I hope I get a chance to go there again. I love that place.
And Jack London himself? He inspired me as few other writers ever have. He taught me to hold to my calling and to fight for it. He taught me to get out and live life so I’d have something to write about. He taught me that sometimes you just have to do something about what you feel called to do and to hell with the consequences.
Despite the fact that his most famous stories are about the Klondike, sailing in the Pacific, and the South Sea Islands, he was a compleat Californian. Born in San Francisco, he grew up in the Bay Area, and no matter where he forayed later he always returned. Eventually he bought several local ranches and combined them into what he called the Beauty Ranch, studied ranching techniques, and attempted innovations that were ahead of their time but now are considered to have been sound ecologically. Though one of the wealthiest writers in the world, he managed his money poorly and was always in debt. His death came tragically early.

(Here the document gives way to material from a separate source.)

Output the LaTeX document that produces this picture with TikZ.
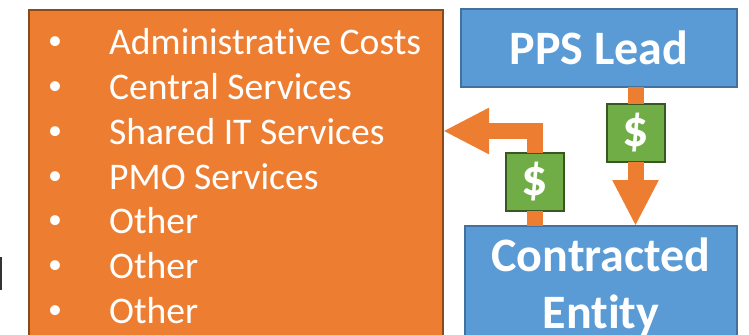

It is not my intention here to write a critique of Jack London’s literary output or of his life. I have done that elsewhere. What I want to do is impress upon you that despite his flaws he represents something that is best about America and the American dream: the hope that despite humble origins you can rise to great heights, that if you have the grit and tenacity and courage to persevere success will follow, that if you step out and reach beyond what others expect of you and never give up you will win in the end.
Jack London taught me to keep fighting. I still feel his influence because I have to keep fighting every day. I am at this moment an unknown, a nobody, but I will never quit. I will die trying to live my dream.